Deep Reinforcement Learning
Fifth in a series on understanding Reinforcement Learning.
In some senses, the policy, value function , model can be viewed as being a function and we want to learn these functions from experiences.
When we use neural network to represent these functions, then it is often called deep reinforcement learning.
So far, we have talked about the tabular case of using look up tabke for every state s (v(s)) or every state-action pair s,a (q(s,a)). However, the problem will be rising if there are too many states and/or actions which can not fit into memory. Besides, it is too slow to learn the value of each state individually. Additionally, individual environment states are often not fully observable.
The solution for all of these problems is to estimate value function with function approximation. $$ v_w(s) \approx v _\pi(s) \quad \quad \quad \text{or $v_*(s)$} \\ q_w(s,q) \approx q _\pi(s,a) \quad \quad \quad \text{or $q_*(s,a)$} $$
Now, the value function will be parameterized with parameter vector $w$. Then, we will update parameter $w$ using Monte Carlo or TD learning algorithm. With the hope that we are able to select our functions class correctly, we will able to generalize to unseen state.
Then, we will rely on agent state instead and we are going to use agent state update function which is a parametric function of its inputs (previous agent states, action and observation).
Function classes
We have several classes of function approximation:
- Tabular: is a table with an entry for each MDP state
- State aggregation: we have entries that merge the values of a couple of states (grouping state spaces into some small set).

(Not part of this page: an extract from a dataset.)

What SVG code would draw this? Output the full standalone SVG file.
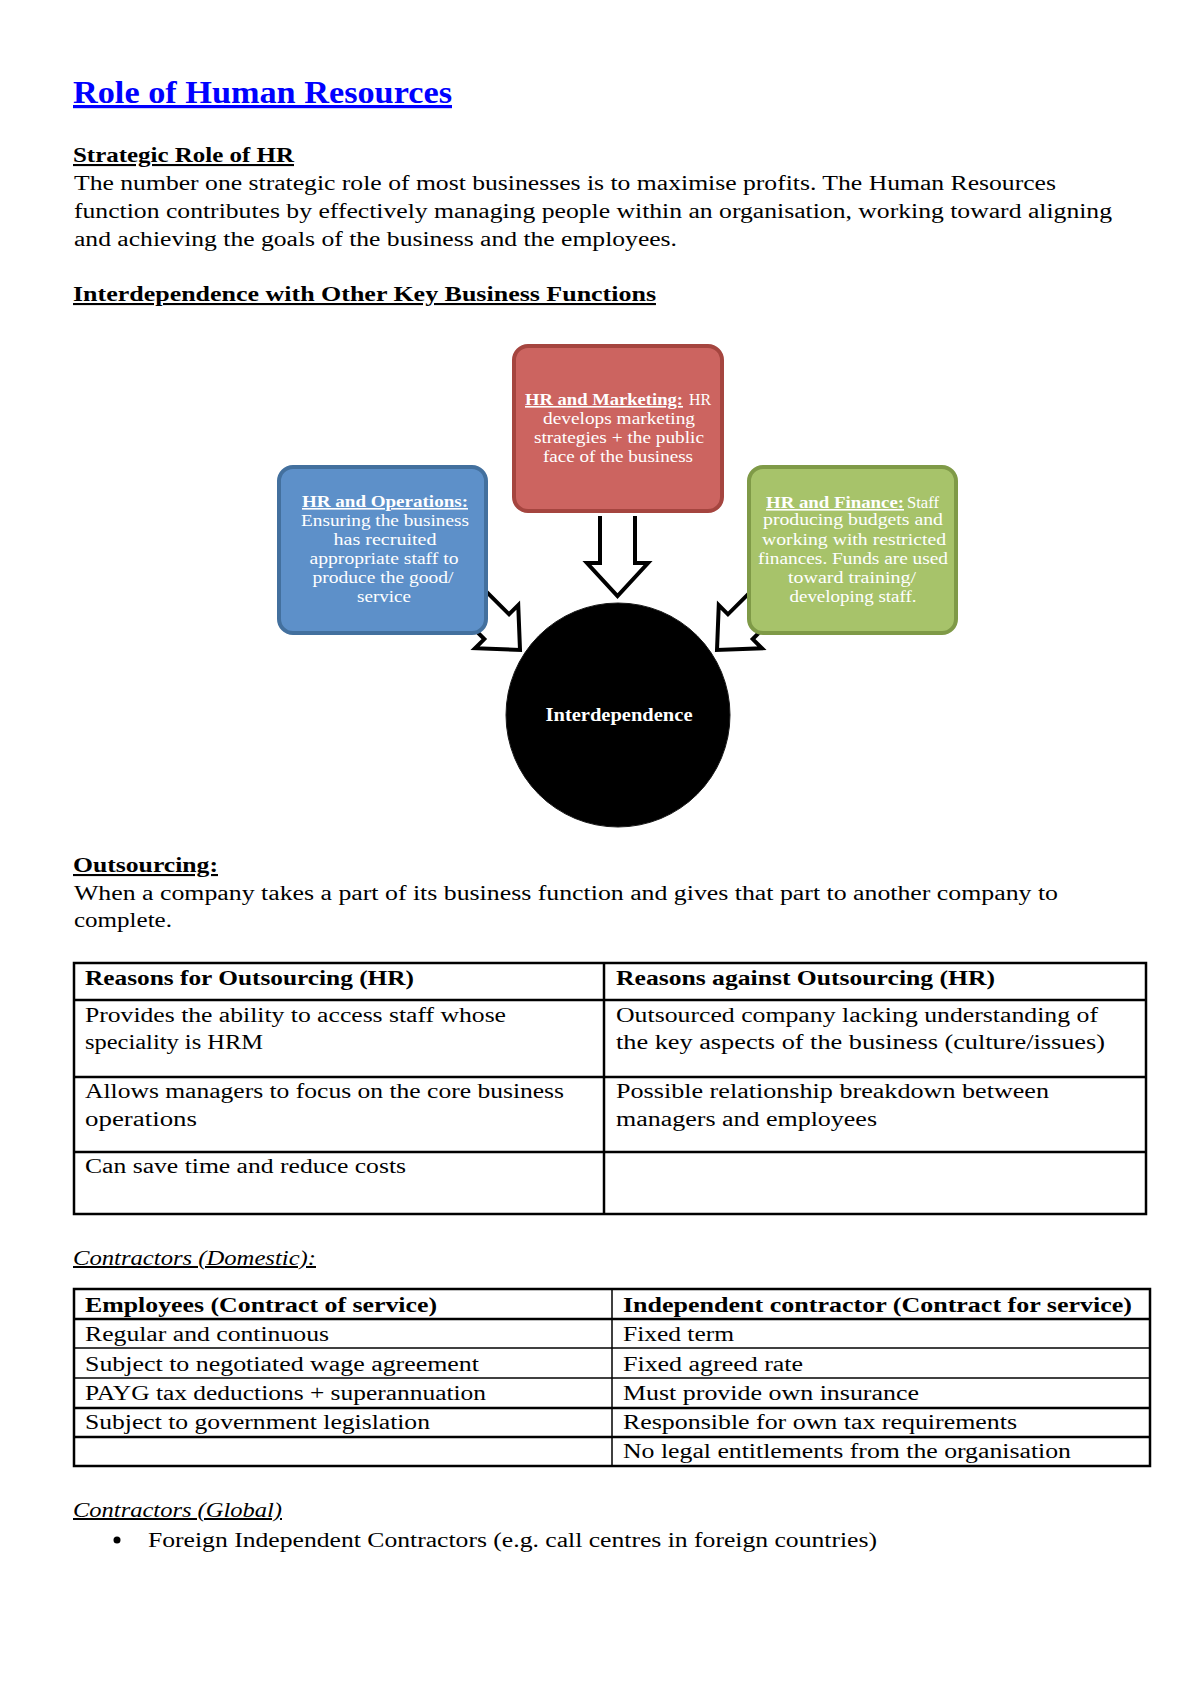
<svg xmlns="http://www.w3.org/2000/svg" width="1200" height="1698" viewBox="0 0 1200 1698">
<style>
  text { font-family: "Liberation Serif", "Times New Roman", serif; fill: #000; }
  .title { font-size: 32px; font-weight: bold; fill: #0000FF; text-decoration: underline; }
  .h { font-size: 21px; font-weight: bold; text-decoration: underline; }
  .hi { font-size: 20px; font-style: italic; text-decoration: underline; }
  .b { font-size: 20px; }
  .bb { font-size: 20px; font-weight: bold; }
  .nt { font-size: 16px; fill: #FFFFFF; }
  .ntb { font-size: 16px; fill: #FFFFFF; font-weight: bold; text-decoration: underline; }
  .mid { text-anchor: middle; }
  .arrow { fill: #FFFFFF; stroke: #000000; stroke-width: 4; stroke-linejoin: miter; }
  .grid { stroke: #000; stroke-width: 2.5; fill: none; }
  .thin { stroke: #000; stroke-width: 1.5; fill: none; }
</style>
<defs>
  <path id="blockArrow" d="M -17.5 -80 L -17.5 -33 L -30.5 -33 L 0 0 L 30.5 -33 L 17.5 -33 L 17.5 -80"/>
</defs>
<rect x="0" y="0" width="1200" height="1698" fill="#FFFFFF"/>

<text class="title" x="73" y="103" textLength="379" lengthAdjust="spacingAndGlyphs">Role of Human Resources</text>

<text class="h" x="73" y="162" textLength="221" lengthAdjust="spacingAndGlyphs">Strategic Role of HR</text>
<text class="b" x="74" y="190" textLength="982" lengthAdjust="spacingAndGlyphs">The number one strategic role of most businesses is to maximise profits. The Human Resources</text>
<text class="b" x="74" y="218" textLength="1038" lengthAdjust="spacingAndGlyphs">function contributes by effectively managing people within an organisation, working toward aligning</text>
<text class="b" x="74" y="246" textLength="603" lengthAdjust="spacingAndGlyphs">and achieving the goals of the business and the employees.</text>

<text class="h" x="73" y="301" textLength="583" lengthAdjust="spacingAndGlyphs">Interdependence with Other Key Business Functions</text>

<g id="connectors">
  <use href="#blockArrow" class="arrow" transform="translate(617.5,596)"/>
  <use href="#blockArrow" class="arrow" transform="translate(520,650) rotate(-45)"/>
  <use href="#blockArrow" class="arrow" transform="translate(717,650) rotate(45)"/>
</g>

<g id="node-marketing">
  <rect x="514" y="346" width="208" height="165" rx="14" fill="#CC6460" stroke="#A5453F" stroke-width="4"/>
  <text class="ntb" x="525" y="405" textLength="158" lengthAdjust="spacingAndGlyphs">HR and Marketing:</text>
  <text class="nt" x="689" y="405" textLength="22" lengthAdjust="spacingAndGlyphs">HR</text>
  <text class="nt mid" x="619" y="424" textLength="152" lengthAdjust="spacingAndGlyphs">develops marketing</text>
  <text class="nt mid" x="619" y="443" textLength="170" lengthAdjust="spacingAndGlyphs">strategies + the public</text>
  <text class="nt mid" x="618" y="462" textLength="150" lengthAdjust="spacingAndGlyphs">face of the business</text>
</g>

<g id="node-operations">
  <rect x="279" y="467" width="207" height="166" rx="14" fill="#5D90C9" stroke="#43709E" stroke-width="4"/>
  <text class="ntb mid" x="385" y="507" textLength="166" lengthAdjust="spacingAndGlyphs">HR and Operations:</text>
  <text class="nt mid" x="385" y="526" textLength="168" lengthAdjust="spacingAndGlyphs">Ensuring the business</text>
  <text class="nt mid" x="385" y="545" textLength="103" lengthAdjust="spacingAndGlyphs">has recruited</text>
  <text class="nt mid" x="384" y="564" textLength="149" lengthAdjust="spacingAndGlyphs">appropriate staff to</text>
  <text class="nt mid" x="383" y="583" textLength="141" lengthAdjust="spacingAndGlyphs">produce the good/</text>
  <text class="nt mid" x="384" y="602" textLength="54" lengthAdjust="spacingAndGlyphs">service</text>
</g>

<g id="node-finance">
  <rect x="749" y="467" width="207" height="166" rx="14" fill="#A7C36A" stroke="#7F9A47" stroke-width="4"/>
  <text class="ntb" x="766" y="508" textLength="138" lengthAdjust="spacingAndGlyphs">HR and Finance:</text>
  <text class="nt" x="907" y="508" textLength="32" lengthAdjust="spacingAndGlyphs">Staff</text>
  <text class="nt mid" x="853" y="525" textLength="180" lengthAdjust="spacingAndGlyphs">producing budgets and</text>
  <text class="nt mid" x="854" y="545" textLength="184" lengthAdjust="spacingAndGlyphs">working with restricted</text>
  <text class="nt mid" x="853" y="564" textLength="190" lengthAdjust="spacingAndGlyphs">finances. Funds are used</text>
  <text class="nt mid" x="852" y="583" textLength="128" lengthAdjust="spacingAndGlyphs">toward training/</text>
  <text class="nt mid" x="853" y="602" textLength="127" lengthAdjust="spacingAndGlyphs">developing staff.</text>
</g>

<g id="node-interdependence">
  <circle cx="618" cy="715" r="112" fill="#000000" stroke="#1a1a1a" stroke-width="1"/>
  <text class="mid" x="619" y="721" font-size="18" font-weight="bold" fill="#FFFFFF" style="fill:#FFFFFF" textLength="147" lengthAdjust="spacingAndGlyphs">Interdependence</text>
</g>

<text class="h" x="73" y="872" textLength="145" lengthAdjust="spacingAndGlyphs">Outsourcing:</text>
<text class="b" x="74" y="900" textLength="984" lengthAdjust="spacingAndGlyphs">When a company takes a part of its business function and gives that part to another company to</text>
<text class="b" x="74" y="927" textLength="98" lengthAdjust="spacingAndGlyphs">complete.</text>

<g id="table-outsourcing">
  <rect class="grid" x="74" y="963" width="1072" height="251"/>
  <line class="grid" x1="604" y1="963" x2="604" y2="1214"/>
  <line class="grid" x1="74" y1="1000" x2="1146" y2="1000"/>
  <line class="grid" x1="74" y1="1077" x2="1146" y2="1077"/>
  <line class="grid" x1="74" y1="1152" x2="1146" y2="1152"/>
  <text class="bb" x="85" y="985" textLength="329" lengthAdjust="spacingAndGlyphs">Reasons for Outsourcing (HR)</text>
  <text class="bb" x="616" y="985" textLength="379" lengthAdjust="spacingAndGlyphs">Reasons against Outsourcing (HR)</text>
  <text class="b" x="85" y="1022" textLength="421" lengthAdjust="spacingAndGlyphs">Provides the ability to access staff whose</text>
  <text class="b" x="85" y="1049" textLength="178" lengthAdjust="spacingAndGlyphs">speciality is HRM</text>
  <text class="b" x="616" y="1022" textLength="482" lengthAdjust="spacingAndGlyphs">Outsourced company lacking understanding of</text>
  <text class="b" x="616" y="1049" textLength="489" lengthAdjust="spacingAndGlyphs">the key aspects of the business (culture/issues)</text>
  <text class="b" x="85" y="1098" textLength="479" lengthAdjust="spacingAndGlyphs">Allows managers to focus on the core business</text>
  <text class="b" x="85" y="1126" textLength="112" lengthAdjust="spacingAndGlyphs">operations</text>
  <text class="b" x="616" y="1098" textLength="433" lengthAdjust="spacingAndGlyphs">Possible relationship breakdown between</text>
  <text class="b" x="616" y="1126" textLength="261" lengthAdjust="spacingAndGlyphs">managers and employees</text>
  <text class="b" x="85" y="1173" textLength="321" lengthAdjust="spacingAndGlyphs">Can save time and reduce costs</text>
</g>

<text class="hi" x="73" y="1265" textLength="243" lengthAdjust="spacingAndGlyphs">Contractors (Domestic):</text>

<g id="table-contractors">
  <rect class="grid" x="74" y="1289" width="1076" height="177"/>
  <line class="thin" x1="612" y1="1289" x2="612" y2="1466"/>
  <line class="grid" x1="74" y1="1319" x2="1150" y2="1319"/>
  <line class="thin" x1="74" y1="1348" x2="1150" y2="1348"/>
  <line class="thin" x1="74" y1="1378" x2="1150" y2="1378"/>
  <line class="grid" x1="74" y1="1408" x2="1150" y2="1408"/>
  <line class="grid" x1="74" y1="1437" x2="1150" y2="1437"/>
  <text class="bb" x="85" y="1312" textLength="352" lengthAdjust="spacingAndGlyphs">Employees (Contract of service)</text>
  <text class="bb" x="623" y="1312" textLength="509" lengthAdjust="spacingAndGlyphs">Independent contractor (Contract for service)</text>
  <text class="b" x="85" y="1341" textLength="244" lengthAdjust="spacingAndGlyphs">Regular and continuous</text>
  <text class="b" x="85" y="1371" textLength="394" lengthAdjust="spacingAndGlyphs">Subject to negotiated wage agreement</text>
  <text class="b" x="85" y="1400" textLength="401" lengthAdjust="spacingAndGlyphs">PAYG tax deductions + superannuation</text>
  <text class="b" x="85" y="1429" textLength="345" lengthAdjust="spacingAndGlyphs">Subject to government legislation</text>
  <text class="b" x="623" y="1341" textLength="111" lengthAdjust="spacingAndGlyphs">Fixed term</text>
  <text class="b" x="623" y="1371" textLength="180" lengthAdjust="spacingAndGlyphs">Fixed agreed rate</text>
  <text class="b" x="623" y="1400" textLength="296" lengthAdjust="spacingAndGlyphs">Must provide own insurance</text>
  <text class="b" x="623" y="1429" textLength="394" lengthAdjust="spacingAndGlyphs">Responsible for own tax requirements</text>
  <text class="b" x="623" y="1458" textLength="448" lengthAdjust="spacingAndGlyphs">No legal entitlements from the organisation</text>
</g>

<text class="hi" x="73" y="1517" textLength="209" lengthAdjust="spacingAndGlyphs">Contractors (Global)</text>
<circle cx="117" cy="1540" r="3.5" fill="#000"/>
<text class="b" x="148" y="1547" textLength="729" lengthAdjust="spacingAndGlyphs">Foreign Independent Contractors (e.g. call centres in foreign countries)</text>
</svg>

- Linear function approximation: We consider a fixed agent state update function and fixed feature map on top of that. The linear function here is because of value functions do not have any parameters. Instead, we are going to learn the parameters of the value functions which uses thoese features as inputs $ v_w(s) = w^T x(s)$. Then, state aggregation and tabular case are special cases of linear FA.
- Differentiable function approximation: oue value function will be a differential function of parameter $w$ which could be non linear.
In principle, any function approximator can be used, but RL has several special properties:
- Experience is not i.i.d which means that successive time steps are correlated.
- Agent's policy affects the data it receives which means that we can actively sample data in a way that is useful for learning our function.
- Regression targets can be non-stationary because of changing policies as we go but it might change the target and the data and because of bootstraping.